◆ RAW DATA
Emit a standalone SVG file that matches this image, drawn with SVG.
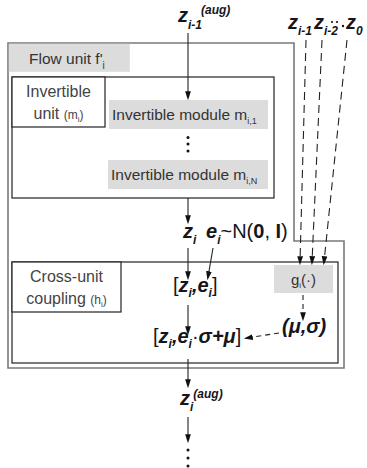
...
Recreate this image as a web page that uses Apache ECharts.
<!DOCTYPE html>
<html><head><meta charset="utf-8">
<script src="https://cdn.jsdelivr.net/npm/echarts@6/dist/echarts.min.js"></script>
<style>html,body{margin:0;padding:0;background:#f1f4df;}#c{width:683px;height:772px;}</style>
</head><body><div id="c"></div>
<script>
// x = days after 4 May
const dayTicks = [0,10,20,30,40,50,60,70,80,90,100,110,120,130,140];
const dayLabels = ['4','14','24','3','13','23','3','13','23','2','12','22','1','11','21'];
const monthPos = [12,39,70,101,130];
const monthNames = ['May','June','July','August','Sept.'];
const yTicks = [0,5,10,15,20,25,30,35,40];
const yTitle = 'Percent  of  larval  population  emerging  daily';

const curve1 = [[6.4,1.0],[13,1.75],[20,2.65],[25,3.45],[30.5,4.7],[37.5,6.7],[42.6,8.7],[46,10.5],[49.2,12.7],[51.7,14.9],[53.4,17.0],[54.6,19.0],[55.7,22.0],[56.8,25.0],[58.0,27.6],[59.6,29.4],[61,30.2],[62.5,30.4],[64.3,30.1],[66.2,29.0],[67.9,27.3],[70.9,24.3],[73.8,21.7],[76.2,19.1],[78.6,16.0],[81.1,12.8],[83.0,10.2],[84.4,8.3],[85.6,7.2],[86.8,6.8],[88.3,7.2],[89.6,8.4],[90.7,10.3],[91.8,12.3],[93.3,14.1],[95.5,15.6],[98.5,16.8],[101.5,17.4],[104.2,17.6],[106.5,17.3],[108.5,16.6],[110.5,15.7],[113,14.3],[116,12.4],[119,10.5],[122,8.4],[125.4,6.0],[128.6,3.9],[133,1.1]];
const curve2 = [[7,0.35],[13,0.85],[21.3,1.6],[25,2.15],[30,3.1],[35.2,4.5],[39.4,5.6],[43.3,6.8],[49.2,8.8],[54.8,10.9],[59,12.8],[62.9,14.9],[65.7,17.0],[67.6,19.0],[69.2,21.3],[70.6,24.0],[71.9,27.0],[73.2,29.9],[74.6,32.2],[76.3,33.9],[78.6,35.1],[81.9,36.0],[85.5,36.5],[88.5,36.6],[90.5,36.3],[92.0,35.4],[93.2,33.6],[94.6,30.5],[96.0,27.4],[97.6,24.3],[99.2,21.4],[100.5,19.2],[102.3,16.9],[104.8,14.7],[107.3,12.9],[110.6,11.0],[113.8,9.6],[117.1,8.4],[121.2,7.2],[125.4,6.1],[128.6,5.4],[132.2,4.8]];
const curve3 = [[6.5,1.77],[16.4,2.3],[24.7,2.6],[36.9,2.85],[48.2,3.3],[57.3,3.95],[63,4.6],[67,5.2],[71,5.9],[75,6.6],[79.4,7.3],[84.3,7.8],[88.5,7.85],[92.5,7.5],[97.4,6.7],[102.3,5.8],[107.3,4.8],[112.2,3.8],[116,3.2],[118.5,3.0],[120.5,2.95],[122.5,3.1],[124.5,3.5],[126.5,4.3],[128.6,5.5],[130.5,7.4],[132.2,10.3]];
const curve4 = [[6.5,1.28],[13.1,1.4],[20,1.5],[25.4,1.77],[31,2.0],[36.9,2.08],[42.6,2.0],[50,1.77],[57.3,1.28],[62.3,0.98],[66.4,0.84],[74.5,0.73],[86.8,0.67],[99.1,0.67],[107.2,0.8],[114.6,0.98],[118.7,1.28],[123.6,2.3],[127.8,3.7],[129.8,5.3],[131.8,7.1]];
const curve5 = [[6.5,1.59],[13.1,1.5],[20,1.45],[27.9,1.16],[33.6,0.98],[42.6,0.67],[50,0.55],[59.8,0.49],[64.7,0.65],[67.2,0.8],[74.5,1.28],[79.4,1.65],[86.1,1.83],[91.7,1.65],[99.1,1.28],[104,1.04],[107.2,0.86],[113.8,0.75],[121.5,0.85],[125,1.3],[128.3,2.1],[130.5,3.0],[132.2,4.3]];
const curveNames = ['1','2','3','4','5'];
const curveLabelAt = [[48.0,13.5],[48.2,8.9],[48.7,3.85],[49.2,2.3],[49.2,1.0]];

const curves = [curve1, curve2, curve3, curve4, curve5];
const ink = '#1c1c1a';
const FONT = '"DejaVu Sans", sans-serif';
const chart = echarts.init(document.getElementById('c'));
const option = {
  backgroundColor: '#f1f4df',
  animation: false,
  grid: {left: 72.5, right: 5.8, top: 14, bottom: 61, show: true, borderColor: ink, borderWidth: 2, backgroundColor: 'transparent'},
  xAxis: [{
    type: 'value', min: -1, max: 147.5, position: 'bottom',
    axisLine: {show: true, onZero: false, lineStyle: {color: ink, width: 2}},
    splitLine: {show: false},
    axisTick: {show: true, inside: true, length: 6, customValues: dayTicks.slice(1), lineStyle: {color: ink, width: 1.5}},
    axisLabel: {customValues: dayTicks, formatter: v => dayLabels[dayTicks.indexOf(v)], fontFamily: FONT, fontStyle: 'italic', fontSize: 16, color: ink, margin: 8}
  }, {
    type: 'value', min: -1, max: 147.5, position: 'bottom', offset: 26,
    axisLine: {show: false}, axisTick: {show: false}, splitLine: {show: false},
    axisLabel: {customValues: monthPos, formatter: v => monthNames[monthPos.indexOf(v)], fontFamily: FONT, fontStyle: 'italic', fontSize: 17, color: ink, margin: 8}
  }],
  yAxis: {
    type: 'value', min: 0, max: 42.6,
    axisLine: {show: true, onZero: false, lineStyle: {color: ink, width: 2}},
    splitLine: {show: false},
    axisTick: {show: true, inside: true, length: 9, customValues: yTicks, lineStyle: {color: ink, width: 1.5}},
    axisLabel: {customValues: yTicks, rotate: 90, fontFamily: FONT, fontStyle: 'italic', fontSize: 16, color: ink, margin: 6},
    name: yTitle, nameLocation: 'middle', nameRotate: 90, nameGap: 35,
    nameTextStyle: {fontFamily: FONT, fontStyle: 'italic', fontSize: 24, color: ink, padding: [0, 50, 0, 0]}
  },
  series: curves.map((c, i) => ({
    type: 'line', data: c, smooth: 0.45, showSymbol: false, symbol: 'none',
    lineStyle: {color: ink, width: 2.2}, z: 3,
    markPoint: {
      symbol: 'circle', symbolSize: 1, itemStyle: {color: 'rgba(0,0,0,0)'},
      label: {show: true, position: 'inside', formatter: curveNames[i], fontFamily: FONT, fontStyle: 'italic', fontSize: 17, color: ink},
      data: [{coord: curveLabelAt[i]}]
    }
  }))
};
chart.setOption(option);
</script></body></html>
---
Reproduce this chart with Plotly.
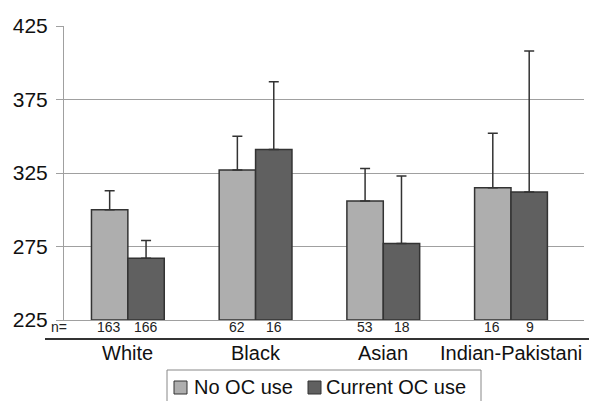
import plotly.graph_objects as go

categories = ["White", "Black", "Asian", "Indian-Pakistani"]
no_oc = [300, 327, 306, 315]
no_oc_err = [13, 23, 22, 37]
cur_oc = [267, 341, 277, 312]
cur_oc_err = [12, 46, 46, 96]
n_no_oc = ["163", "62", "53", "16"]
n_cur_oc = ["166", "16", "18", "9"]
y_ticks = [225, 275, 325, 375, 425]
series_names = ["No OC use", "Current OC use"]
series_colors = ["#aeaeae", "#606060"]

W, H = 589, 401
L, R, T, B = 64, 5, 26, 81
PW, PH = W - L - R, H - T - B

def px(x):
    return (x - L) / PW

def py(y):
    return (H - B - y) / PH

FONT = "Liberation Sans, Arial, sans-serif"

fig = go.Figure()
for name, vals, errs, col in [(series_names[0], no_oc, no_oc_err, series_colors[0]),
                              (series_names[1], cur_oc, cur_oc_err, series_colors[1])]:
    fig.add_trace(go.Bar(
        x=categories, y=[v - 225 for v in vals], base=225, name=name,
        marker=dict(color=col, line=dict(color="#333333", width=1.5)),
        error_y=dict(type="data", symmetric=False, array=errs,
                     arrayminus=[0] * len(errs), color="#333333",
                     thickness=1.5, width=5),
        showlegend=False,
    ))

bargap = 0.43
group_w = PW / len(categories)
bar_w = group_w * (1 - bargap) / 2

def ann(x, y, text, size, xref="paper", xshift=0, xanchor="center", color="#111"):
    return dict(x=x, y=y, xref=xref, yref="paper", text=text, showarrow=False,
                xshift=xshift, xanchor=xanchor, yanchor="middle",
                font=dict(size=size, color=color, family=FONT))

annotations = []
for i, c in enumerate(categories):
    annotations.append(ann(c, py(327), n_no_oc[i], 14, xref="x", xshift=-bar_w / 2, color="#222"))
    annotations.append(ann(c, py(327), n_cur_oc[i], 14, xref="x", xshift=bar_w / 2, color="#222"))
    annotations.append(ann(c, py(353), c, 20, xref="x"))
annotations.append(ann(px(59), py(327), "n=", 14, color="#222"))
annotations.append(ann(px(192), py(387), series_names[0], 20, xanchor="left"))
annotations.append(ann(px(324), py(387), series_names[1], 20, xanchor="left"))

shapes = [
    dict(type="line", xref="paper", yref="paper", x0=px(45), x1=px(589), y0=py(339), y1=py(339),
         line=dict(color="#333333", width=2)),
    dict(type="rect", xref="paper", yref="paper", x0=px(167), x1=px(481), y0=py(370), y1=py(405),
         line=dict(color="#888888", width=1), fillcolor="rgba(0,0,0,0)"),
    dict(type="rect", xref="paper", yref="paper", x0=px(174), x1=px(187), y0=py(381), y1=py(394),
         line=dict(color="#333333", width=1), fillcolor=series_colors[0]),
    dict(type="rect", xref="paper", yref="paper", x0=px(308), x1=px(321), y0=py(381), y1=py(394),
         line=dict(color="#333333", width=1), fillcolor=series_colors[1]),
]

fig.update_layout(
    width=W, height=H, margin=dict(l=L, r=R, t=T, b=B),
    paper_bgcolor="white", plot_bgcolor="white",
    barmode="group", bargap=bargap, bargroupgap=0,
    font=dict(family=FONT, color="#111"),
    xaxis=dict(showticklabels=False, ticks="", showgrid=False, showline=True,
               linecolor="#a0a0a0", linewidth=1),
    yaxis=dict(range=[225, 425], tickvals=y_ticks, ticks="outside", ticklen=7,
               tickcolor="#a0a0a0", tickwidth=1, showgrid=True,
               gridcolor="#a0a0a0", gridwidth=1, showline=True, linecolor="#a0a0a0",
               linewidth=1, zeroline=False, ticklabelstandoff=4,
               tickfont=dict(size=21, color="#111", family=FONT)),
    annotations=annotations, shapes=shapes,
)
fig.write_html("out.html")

◆ PROBLEM DESCRIPTION
In the records above, find each line holding "that" and copy it.

◆ RESPONSE TO THE TASK
Emit a standalone SVG file that matches this image, drawn with SVG.
Recreate this image as a web page that uses Apache ECharts.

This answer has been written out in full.